Hazard analysis and safety assurance for the integration of nuclear reactors and thermochemical hydrogen plants

•Heat and chemical hazards are examined for nuclear and H2 system linkage.•Material and energy interactions between nuclear reactor and H2 plant are analyzed.•Safety performance of typical heating fluids is assessed from multiple risk perspectives.•Heat release measures in start-up and shutdown operations are proposed and compared.•Chemical hazards are examined and prevention approaches are proposed.
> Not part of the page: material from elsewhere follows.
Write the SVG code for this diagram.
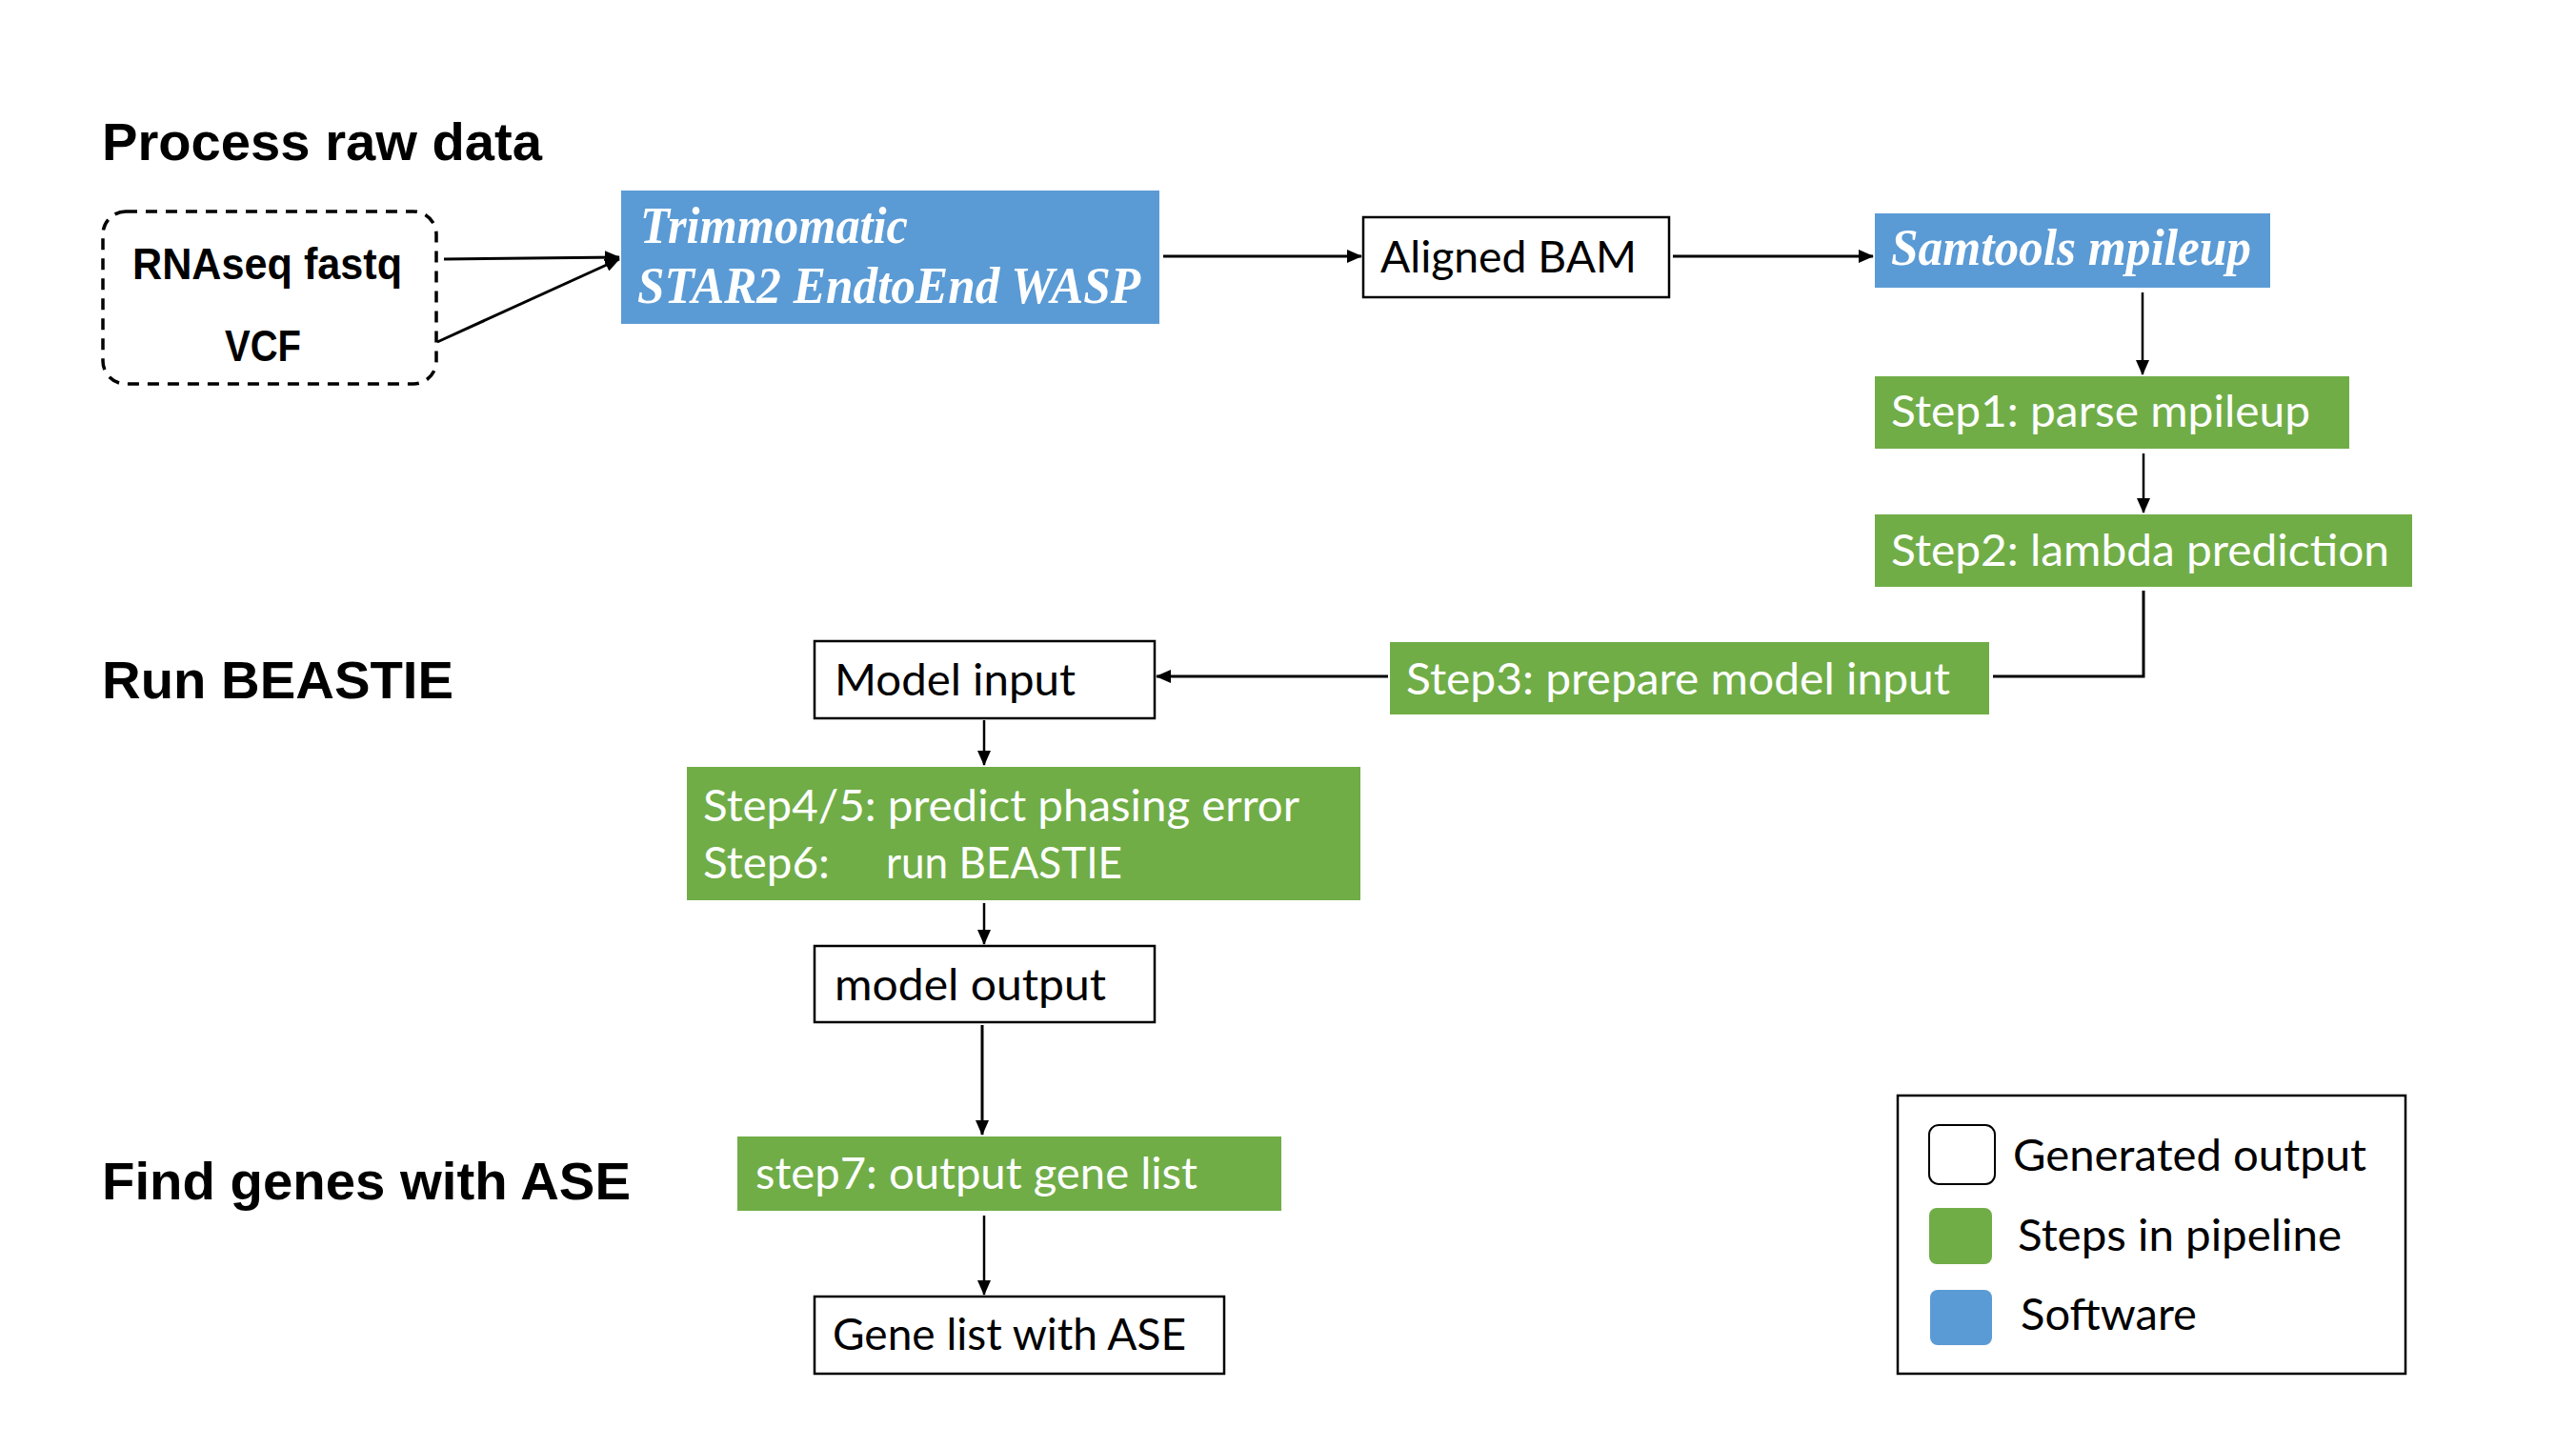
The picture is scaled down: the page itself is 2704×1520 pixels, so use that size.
<svg xmlns="http://www.w3.org/2000/svg" width="2704" height="1520" viewBox="0 0 2704 1520">
<defs>
<marker id="ah" markerUnits="userSpaceOnUse" markerWidth="16" markerHeight="14" refX="15" refY="7" orient="auto">
<path d="M0,0 L16,7 L0,14 z" fill="#000"/>
</marker>
<style>
.hdr{font-family:"Liberation Sans",Arial,sans-serif;font-weight:bold;font-size:56px;fill:#000}
.inp{font-family:"Liberation Sans Narrow","Liberation Sans",Arial,sans-serif;font-weight:bold;font-size:46px;fill:#000}
.sw{font-family:"Liberation Serif","Times New Roman",serif;font-weight:bold;font-style:italic;font-size:54px;fill:#fff}
.lbl{font-family:Lato,"Open Sans",sans-serif;font-size:47px;fill:#000}
.wl{font-family:Lato,"Open Sans",sans-serif;font-size:47px;fill:#fff}
.blue{fill:#5B9BD5}
.green{fill:#70AD47}
.out{fill:#fff;stroke:#000;stroke-width:2.5}
.conn path{fill:none;stroke:#000;stroke-width:3}
</style>
</defs>
<rect width="2704" height="1520" fill="#fff"/>

<text class="hdr" x="107" y="168" textLength="462" lengthAdjust="spacingAndGlyphs">Process raw data</text>
<text class="hdr" x="107" y="733" textLength="369" lengthAdjust="spacingAndGlyphs">Run BEASTIE</text>
<text class="hdr" x="107" y="1259" textLength="555" lengthAdjust="spacingAndGlyphs">Find genes with ASE</text>

<g id="input">
<rect x="108" y="222" width="350" height="181" rx="24" fill="none" stroke="#000" stroke-width="3.5" stroke-dasharray="12,9"/>
<text class="inp" x="139" y="293" textLength="283" lengthAdjust="spacingAndGlyphs">RNAseq fastq</text>
<text class="inp" x="236" y="379" textLength="80" lengthAdjust="spacingAndGlyphs">VCF</text>
</g>

<g id="star">
<rect class="blue" x="652" y="200" width="565" height="140"/>
<text class="sw" x="672" y="255" textLength="281" lengthAdjust="spacingAndGlyphs">Trimmomatic</text>
<text class="sw" x="669" y="318" textLength="528" lengthAdjust="spacingAndGlyphs">STAR2 EndtoEnd WASP</text>
</g>

<g id="bam">
<rect class="out" x="1431" y="228" width="321" height="84"/>
<text class="lbl" x="1449" y="286" textLength="269" lengthAdjust="spacingAndGlyphs">Aligned BAM</text>
</g>

<g id="samtools">
<rect class="blue" x="1968" y="224" width="415" height="78"/>
<text class="sw" x="1985" y="278" textLength="378" lengthAdjust="spacingAndGlyphs">Samtools mpileup</text>
</g>

<g id="step1">
<rect class="green" x="1968" y="395" width="498" height="76"/>
<text class="wl" x="1985" y="448" textLength="440" lengthAdjust="spacingAndGlyphs">Step1: parse mpileup</text>
</g>

<g id="step2">
<rect class="green" x="1968" y="540" width="564" height="76"/>
<text class="wl" x="1985" y="594" textLength="523" lengthAdjust="spacingAndGlyphs">Step2: lambda prediction</text>
</g>

<g id="step3">
<rect class="green" x="1459" y="674" width="629" height="76"/>
<text class="wl" x="1476" y="729" textLength="571" lengthAdjust="spacingAndGlyphs">Step3: prepare model input</text>
</g>

<g id="modelinput">
<rect class="out" x="855" y="673" width="357" height="81"/>
<text class="lbl" x="876" y="730" textLength="253" lengthAdjust="spacingAndGlyphs">Model input</text>
</g>

<g id="step456">
<rect class="green" x="721" y="805" width="707" height="140"/>
<text class="wl" x="738" y="862" textLength="626" lengthAdjust="spacingAndGlyphs">Step4/5: predict phasing error</text>
<text class="wl" x="738" y="922" textLength="133" lengthAdjust="spacingAndGlyphs">Step6:</text>
<text class="wl" x="930" y="922" textLength="248" lengthAdjust="spacingAndGlyphs">run BEASTIE</text>
</g>

<g id="modeloutput">
<rect class="out" x="855" y="993" width="357" height="80"/>
<text class="lbl" x="876" y="1050" textLength="285" lengthAdjust="spacingAndGlyphs">model output</text>
</g>

<g id="step7">
<rect class="green" x="774" y="1193" width="571" height="78"/>
<text class="wl" x="793" y="1248" textLength="464" lengthAdjust="spacingAndGlyphs">step7: output gene list</text>
</g>

<g id="genelist">
<rect class="out" x="855" y="1361" width="430" height="81"/>
<text class="lbl" x="874" y="1417" textLength="371" lengthAdjust="spacingAndGlyphs">Gene list with ASE</text>
</g>

<g id="legend">
<rect x="1992" y="1150" width="533" height="292" fill="#fff" stroke="#000" stroke-width="2.5"/>
<rect x="2025" y="1181" width="69" height="62" rx="10" fill="#fff" stroke="#000" stroke-width="2"/>
<text class="lbl" x="2113" y="1229" textLength="371" lengthAdjust="spacingAndGlyphs">Generated output</text>
<rect class="green" x="2025" y="1268" width="66" height="59" rx="8"/>
<text class="lbl" x="2118" y="1313" textLength="340" lengthAdjust="spacingAndGlyphs">Steps in pipeline</text>
<rect class="blue" x="2026" y="1354" width="65" height="58" rx="8"/>
<text class="lbl" x="2121" y="1396" textLength="185" lengthAdjust="spacingAndGlyphs">Software</text>
</g>

<g id="connectors" class="conn">
<path d="M466,272 L650,270" marker-end="url(#ah)"/>
<path d="M459,359 L650,272" marker-end="url(#ah)"/>
<path d="M1221,269 L1429,269" marker-end="url(#ah)"/>
<path d="M1756,269 L1966,269" marker-end="url(#ah)"/>
<path d="M2249,307 L2249,393" marker-end="url(#ah)" style="stroke-width:2.5"/>
<path d="M2250,476 L2250,538" marker-end="url(#ah)" style="stroke-width:2.5"/>
<path d="M2250,620 L2250,710 L2092,710"/>
<path d="M1457,710 L1214,710" marker-end="url(#ah)"/>
<path d="M1033,756 L1033,803" marker-end="url(#ah)" style="stroke-width:2.5"/>
<path d="M1033,948 L1033,991" marker-end="url(#ah)" style="stroke-width:2.5"/>
<path d="M1031,1076 L1031,1191" marker-end="url(#ah)"/>
<path d="M1033,1276 L1033,1359" marker-end="url(#ah)" style="stroke-width:2.5"/>
</g>
</svg>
The challenges and approaches of the safety and risk management for the hydrogen production with nuclear-based thermochemical water splitting have been far from sufficiently examined, as the thermochemical technology is still at a fledgling stage and the linkage of a nuclear reactor with a hydrogen production plant is unprecedented. This paper focuses on the safety issues arising from the interactions between the nuclear heat source and thermochemical hydrogen production cycle, and also between the proximate individual processes in the cycle. As steam is utilized in many thermochemical cycles for the water splitting reaction, and heat must be transferred from the nuclear source to hydrogen production plant, this paper particularly analyzes and quantifies the heat hazard for the dynamic scenarios of start-up and shutdown of the hydrogen production plant. Potential safety impacts on the nuclear reactor are discussed. It is concluded that one of the main challenges of safety and risk management is efficient rejection of heat in a shutdown accident. Several options for the measures to be taken are suggested. Chemical hazards that may propagate to the nuclear plant zone due to the integration to thermochemical hydrogen production cycles are also examined, and hazard prevention approaches are proposed from the aspects of control at the source, control along the path, and control at the nuclear workplace. It is concluded that linking to high temperature electrolysis (HTE) is safer than to other cycles for the minimization of chemical hazards, and most non-redox thermochemical cycles involve corrosive and very toxic gases that may enter the nuclear zone. It is preferable that the thermochemical processes are confined to a closed building and the vent for the building serves as a hazard absorber. Another option is to protect the infrastructure of the nuclear plant from ingress of hazardous gases. It is expected that the newly reported results of the heat and chemical hazard analysis in this paper could help predict potential hazards and take appropriate measures to prevent risks arising from the linkage of different nuclear reactors and thermochemical cycles.